**Exercise details**
Transcribe the material word for word, but without the images.
## Start Given material
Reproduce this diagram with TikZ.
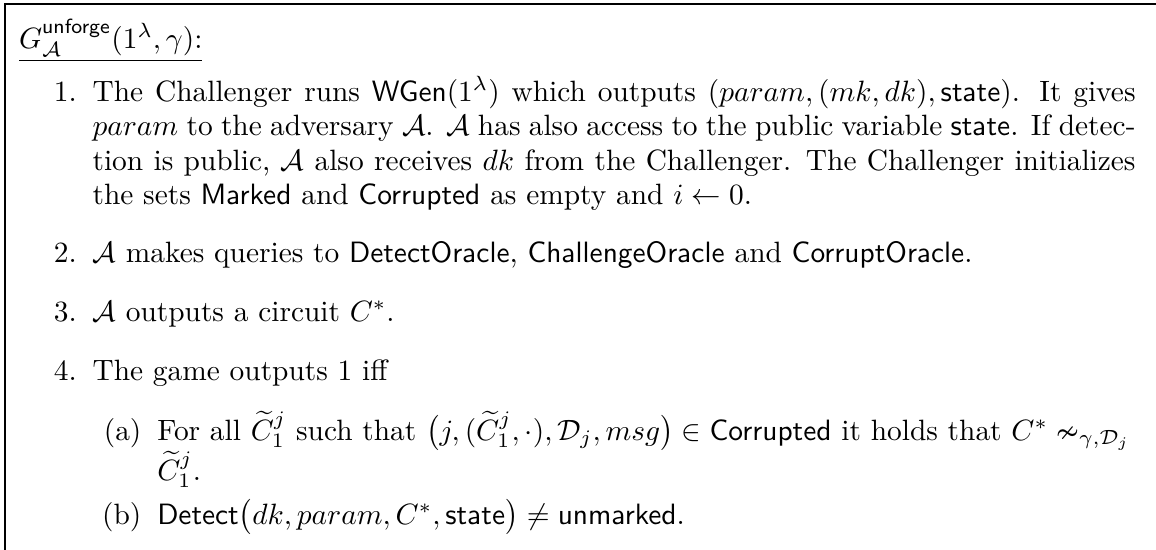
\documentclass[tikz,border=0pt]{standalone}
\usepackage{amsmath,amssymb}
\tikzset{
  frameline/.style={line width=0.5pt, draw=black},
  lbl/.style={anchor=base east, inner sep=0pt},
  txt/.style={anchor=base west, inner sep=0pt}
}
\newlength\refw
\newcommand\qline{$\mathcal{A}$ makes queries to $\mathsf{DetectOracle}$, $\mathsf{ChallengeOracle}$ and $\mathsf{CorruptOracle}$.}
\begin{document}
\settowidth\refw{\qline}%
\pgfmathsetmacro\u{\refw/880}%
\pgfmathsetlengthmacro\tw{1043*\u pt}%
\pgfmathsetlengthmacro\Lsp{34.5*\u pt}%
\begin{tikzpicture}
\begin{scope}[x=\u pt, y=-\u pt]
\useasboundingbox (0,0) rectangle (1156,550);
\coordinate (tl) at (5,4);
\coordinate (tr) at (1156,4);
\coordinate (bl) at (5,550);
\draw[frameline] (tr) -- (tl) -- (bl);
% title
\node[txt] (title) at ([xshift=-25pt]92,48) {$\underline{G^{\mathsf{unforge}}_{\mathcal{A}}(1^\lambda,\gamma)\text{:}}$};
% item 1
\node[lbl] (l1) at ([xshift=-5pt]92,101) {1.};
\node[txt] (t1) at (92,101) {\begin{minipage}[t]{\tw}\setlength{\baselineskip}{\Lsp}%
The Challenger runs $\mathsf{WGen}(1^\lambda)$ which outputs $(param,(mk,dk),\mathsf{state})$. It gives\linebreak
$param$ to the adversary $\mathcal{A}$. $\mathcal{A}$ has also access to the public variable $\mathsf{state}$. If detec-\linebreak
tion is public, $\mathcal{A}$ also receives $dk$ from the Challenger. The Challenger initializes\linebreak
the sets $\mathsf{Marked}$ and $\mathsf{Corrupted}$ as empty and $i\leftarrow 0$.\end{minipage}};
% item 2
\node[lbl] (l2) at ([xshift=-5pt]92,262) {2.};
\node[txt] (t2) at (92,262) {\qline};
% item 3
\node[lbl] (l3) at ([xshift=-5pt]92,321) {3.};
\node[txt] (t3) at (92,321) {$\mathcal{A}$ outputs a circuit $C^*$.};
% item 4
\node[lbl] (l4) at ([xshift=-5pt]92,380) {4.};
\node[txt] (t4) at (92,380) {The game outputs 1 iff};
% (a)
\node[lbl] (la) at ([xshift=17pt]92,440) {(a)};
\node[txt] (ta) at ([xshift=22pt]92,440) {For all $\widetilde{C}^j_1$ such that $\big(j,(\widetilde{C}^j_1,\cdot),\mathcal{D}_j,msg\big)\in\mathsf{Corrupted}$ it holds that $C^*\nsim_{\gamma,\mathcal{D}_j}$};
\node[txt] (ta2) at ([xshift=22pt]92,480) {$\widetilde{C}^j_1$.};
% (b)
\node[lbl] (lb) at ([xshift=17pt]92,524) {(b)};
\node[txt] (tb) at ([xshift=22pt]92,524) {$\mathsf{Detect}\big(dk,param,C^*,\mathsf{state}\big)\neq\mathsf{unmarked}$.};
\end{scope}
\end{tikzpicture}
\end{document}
## End Given material
**Exercise output**
Reproduce this diagram with TikZ.
\documentclass[tikz,border=0pt]{standalone}
\usepackage{amsmath,amssymb}
\tikzset{
  frameline/.style={line width=0.5pt, draw=black},
  lbl/.style={anchor=base east, inner sep=0pt},
  txt/.style={anchor=base west, inner sep=0pt}
}
\newlength\refw
\newcommand\qline{$\mathcal{A}$ makes queries to $\mathsf{DetectOracle}$, $\mathsf{ChallengeOracle}$ and $\mathsf{CorruptOracle}$.}
\begin{document}
\settowidth\refw{\qline}%
\pgfmathsetmacro\u{\refw/880}%
\pgfmathsetlengthmacro\tw{1043*\u pt}%
\pgfmathsetlengthmacro\Lsp{34.5*\u pt}%
\begin{tikzpicture}
\begin{scope}[x=\u pt, y=-\u pt]
\useasboundingbox (0,0) rectangle (1156,550);
\coordinate (tl) at (5,4);
\coordinate (tr) at (1156,4);
\coordinate (bl) at (5,550);
\draw[frameline] (tr) -- (tl) -- (bl);
% title
\node[txt] (title) at ([xshift=-25pt]92,48) {$\underline{G^{\mathsf{unforge}}_{\mathcal{A}}(1^\lambda,\gamma)\text{:}}$};
% item 1
\node[lbl] (l1) at ([xshift=-5pt]92,101) {1.};
\node[txt] (t1) at (92,101) {\begin{minipage}[t]{\tw}\setlength{\baselineskip}{\Lsp}%
The Challenger runs $\mathsf{WGen}(1^\lambda)$ which outputs $(param,(mk,dk),\mathsf{state})$. It gives\linebreak
$param$ to the adversary $\mathcal{A}$. $\mathcal{A}$ has also access to the public variable $\mathsf{state}$. If detec-\linebreak
tion is public, $\mathcal{A}$ also receives $dk$ from the Challenger. The Challenger initializes\linebreak
the sets $\mathsf{Marked}$ and $\mathsf{Corrupted}$ as empty and $i\leftarrow 0$.\end{minipage}};
% item 2
\node[lbl] (l2) at ([xshift=-5pt]92,262) {2.};
\node[txt] (t2) at (92,262) {\qline};
% item 3
\node[lbl] (l3) at ([xshift=-5pt]92,321) {3.};
\node[txt] (t3) at (92,321) {$\mathcal{A}$ outputs a circuit $C^*$.};
% item 4
\node[lbl] (l4) at ([xshift=-5pt]92,380) {4.};
\node[txt] (t4) at (92,380) {The game outputs 1 iff};
% (a)
\node[lbl] (la) at ([xshift=17pt]92,440) {(a)};
\node[txt] (ta) at ([xshift=22pt]92,440) {For all $\widetilde{C}^j_1$ such that $\big(j,(\widetilde{C}^j_1,\cdot),\mathcal{D}_j,msg\big)\in\mathsf{Corrupted}$ it holds that $C^*\nsim_{\gamma,\mathcal{D}_j}$};
\node[txt] (ta2) at ([xshift=22pt]92,480) {$\widetilde{C}^j_1$.};
% (b)
\node[lbl] (lb) at ([xshift=17pt]92,524) {(b)};
\node[txt] (tb) at ([xshift=22pt]92,524) {$\mathsf{Detect}\big(dk,param,C^*,\mathsf{state}\big)\neq\mathsf{unmarked}$.};
\end{scope}
\end{tikzpicture}
\end{document}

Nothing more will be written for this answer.